Gédéon : Il y a des corps de métier dont on ne comprend pas pourquoi ils ne sont pas mieux protégés et mieux payés. C'est fou car on les tient pour acquis. Quand on a besoin d'eux, on les applaudit, mais le lendemain on les a déjà oubliés. 

En voyant le documentaire, on se dit que la solidarité peut faire des miracles, non ?

Jules Naudet : Oui, la vie est pleine de miracles. Ce qui est extraordinaire et qui nous réchauffe le cœur, c'est qu'il y a toujours des personnes qui sont là dans les moments difficiles. Même s'il peut être capable de choses horribles, l'être humain est aussi capable du meilleur dans ces moments-là. 

Ce qui nous nourrit, c'est de nous dire qu'il peut y avoir de l'humanité au milieu de l'horreur
Jules Naudet

Quand la flèche de Notre-Dame s'effondre, on ne peut s'empêcher de faire le parallèle avec les tours du World Trade Center qui s'écroulent. L'avez-vous ressenti ? 

Jules Naudet : Je dois avouer que l'image était quasi identique. J'ai eu une juxtaposition des deux images à ce moment-là. Émotionnellement, c'était une sensation vertigineuse. 

Gédéon Naudet : Ce qui est dingue, c'est que si la flèche s'était écroulée, c'était dix pompiers qui périssaient d'un coup…  

Comment digérez-vous tous ces événements auxquels vous êtes confrontés ?

Jules Naudet : On doit être un peu masochistes ! On est toujours attirés par ces histoires remplies d'humanité, avec des montages russes d'émotions. Ce qui nous nourrit, c'est de nous dire qu'il peut y avoir de l'humanité au milieu de l'horreur, qu'il peut y avoir de l'humour au milieu du désespoir.

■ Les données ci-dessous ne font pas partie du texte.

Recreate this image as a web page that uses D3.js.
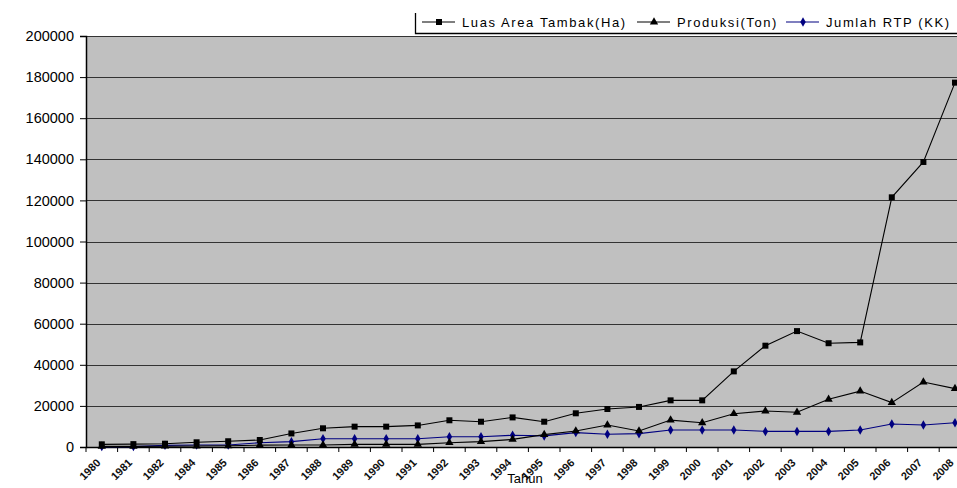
<!DOCTYPE html>
<html>
<head>
<meta charset="utf-8">
<script src="https://cdn.jsdelivr.net/npm/d3@7"></script>
<style>
  body { margin: 0; background: #fff; overflow: hidden; }
  svg { display: block; font-family: "Liberation Sans", Arial, sans-serif; }
</style>
</head>
<body>
<div id="chart"></div>
<script>
// data
const years = ["1980", "1981", "1982", "1984", "1985", "1986", "1987", "1988", "1989", "1990",
  "1991", "1992", "1993", "1994", "1995", "1996", "1997", "1998", "1999", "2000",
  "2001", "2002", "2003", "2004", "2005", "2006", "2007", "2008"];

const luasArea = [1300, 1400, 1600, 2300, 2800, 3400, 6600, 9100, 9900, 9900,
  10500, 13000, 12300, 14400, 12300, 16400, 18500, 19500, 22700, 22700,
  36800, 49300, 56400, 50500, 50900, 121500, 138700, 177300];

const produksi = [300, 300, 400, 500, 600, 900, 1000, 1000, 1300, 1300,
  1300, 2100, 2600, 3700, 6000, 7800, 10700, 7800, 13100, 11800,
  16200, 17500, 16900, 23200, 27200, 21600, 31600, 28400];

const jumlahRTP = [200, 200, 800, 1000, 1000, 2100, 2600, 4000, 4000, 4000,
  4000, 5000, 5000, 5700, 5400, 7000, 6200, 6500, 8300, 8300,
  8300, 7600, 7600, 7600, 8300, 11200, 10700, 11800];

const yTicks = [0, 20000, 40000, 60000, 80000, 100000, 120000, 140000, 160000, 180000, 200000];

const seriesNames = ["Luas Area Tambak(Ha)", "Produksi(Ton)", "Jumlah RTP (KK)"];

const W = 957, H = 488;
const plot = { left: 86, top: 36, bottom: 447, right: 86 + 28 * 31.6 };

const svg = d3.select("#chart").append("svg")
  .attr("width", W)
  .attr("height", H);

const x = d3.scaleBand()
  .domain(years)
  .range([plot.left, plot.right])
  .padding(0);

const y = d3.scaleLinear()
  .domain([0, 200000])
  .range([plot.bottom, plot.top]);

const cx = d => x(d) + x.bandwidth() / 2;

// plot background
svg.append("rect")
  .attr("x", plot.left)
  .attr("y", plot.top)
  .attr("width", plot.right - plot.left)
  .attr("height", plot.bottom - plot.top)
  .attr("fill", "#c0c0c0");

// gridlines
svg.append("g")
  .selectAll("line")
  .data(yTicks.filter(d => d > 0))
  .enter()
  .append("line")
  .attr("x1", plot.left)
  .attr("x2", plot.right)
  .attr("y1", d => Math.round(y(d)) + 0.5)
  .attr("y2", d => Math.round(y(d)) + 0.5)
  .attr("stroke", "#333")
  .attr("stroke-width", 1.2);

// y axis
const yAxis = svg.append("g")
  .attr("transform", `translate(${plot.left},0)`)
  .call(d3.axisLeft(y).tickValues(yTicks).tickSize(6).tickPadding(6).tickFormat(d3.format("d")));
yAxis.select(".domain").attr("stroke", "#000").attr("stroke-width", 1.5);
yAxis.selectAll(".tick line").attr("stroke", "#000");
yAxis.selectAll("text")
  .attr("font-size", 14.5)
  .attr("fill", "#000")
  .attr("font-family", "Liberation Sans, Arial, sans-serif");

// x axis, ticks on the category edges
const xAxis = svg.append("g")
  .attr("transform", `translate(0,${plot.bottom})`)
  .call(d3.axisBottom(x).tickSize(0).tickFormat(""));
xAxis.select(".domain").attr("stroke", "#000").attr("stroke-width", 1.5);

svg.append("g")
  .selectAll("line")
  .data(years)
  .enter()
  .append("line")
  .attr("x1", d => x(d))
  .attr("x2", d => x(d))
  .attr("y1", plot.bottom)
  .attr("y2", plot.bottom + 5)
  .attr("stroke", "#000");

svg.append("g")
  .selectAll("text")
  .data(years)
  .enter()
  .append("text")
  .attr("transform", d => `translate(${cx(d) - 6},${plot.bottom + 11}) rotate(-45)`)
  .attr("text-anchor", "end")
  .attr("dy", "0.7em")
  .attr("font-size", 11)
  .attr("font-weight", "bold")
  .attr("fill", "#111")
  .text(d => d);

svg.append("text")
  .attr("x", 525)
  .attr("y", 483)
  .attr("text-anchor", "middle")
  .attr("font-size", 13)
  .text("Tahun");

// lines + markers
const line = d3.line()
  .x((d, i) => cx(years[i]))
  .y(d => y(d));

const series = [
  { values: luasArea, color: "#000", symbol: d3.symbolSquare, size: 36 },
  { values: produksi, color: "#000", symbol: d3.symbolTriangle, size: 30 },
  { values: jumlahRTP, color: "#000080", symbol: d3.symbolDiamond, size: 26 }
];

series.slice().reverse().forEach(s => {
  svg.append("path")
    .datum(s.values)
    .attr("d", line)
    .attr("fill", "none")
    .attr("stroke", s.color)
    .attr("stroke-width", 1.1);

  svg.append("g")
    .selectAll("path")
    .data(s.values)
    .enter()
    .append("path")
    .attr("transform", (d, i) => `translate(${cx(years[i])},${y(d)})`)
    .attr("d", d3.symbol().type(s.symbol).size(s.size))
    .attr("fill", s.color);
});

// legend, only its left and bottom edges show
const legend = svg.append("g");
legend.append("rect")
  .attr("x", 415)
  .attr("y", 12)
  .attr("width", 560)
  .attr("height", 22)
  .attr("fill", "#fff");
legend.append("path")
  .attr("d", "M415.5,13V33.5H957")
  .attr("fill", "none")
  .attr("stroke", "#000")
  .attr("stroke-width", 1.3);

const legendItems = [
  { x: 422, text: seriesNames[0], s: series[0] },
  { x: 637, text: seriesNames[1], s: series[1] },
  { x: 786, text: seriesNames[2], s: series[2] }
];

legendItems.forEach(item => {
  legend.append("line")
    .attr("x1", item.x)
    .attr("x2", item.x + 33)
    .attr("y1", 22)
    .attr("y2", 22)
    .attr("stroke", item.s.color)
    .attr("stroke-width", 1.2);
  legend.append("path")
    .attr("transform", `translate(${item.x + 17},22)`)
    .attr("d", d3.symbol().type(item.s.symbol).size(item.s.size))
    .attr("fill", item.s.color);
  legend.append("text")
    .attr("x", item.x + 40)
    .attr("y", 27)
    .attr("font-size", 13)
    .attr("letter-spacing", 1.6)
    .attr("fill", "#000")
    .text(item.text);
});
</script>
</body>
</html>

Gédéon Naudet : Ça ne doit pas être très sain ce que l'on fait parce que depuis le choc du 11 septembre, c'est comme si on avait besoin d'autres chocs pour se rassurer sur la nature de l'être humain. De se dire qu'il n'est pas foncièrement mauvais et qu'on ne court pas à notre perte. 

Allez-vous travailler sur la pandémie actuelle ? 

Gédéon Naudet : Non, nos familles ont refusé ! On va peut-être faire une fiction ou une comédie pour changer un peu. 

Jules Naudet : On a des projets, mais tant que les contrats ne sont pas signés, on ne peut rien dire. Nous sommes trop superstitieux ! 

Notre-Dame de Paris, mardi 13 avril à 21h15 sur TMC.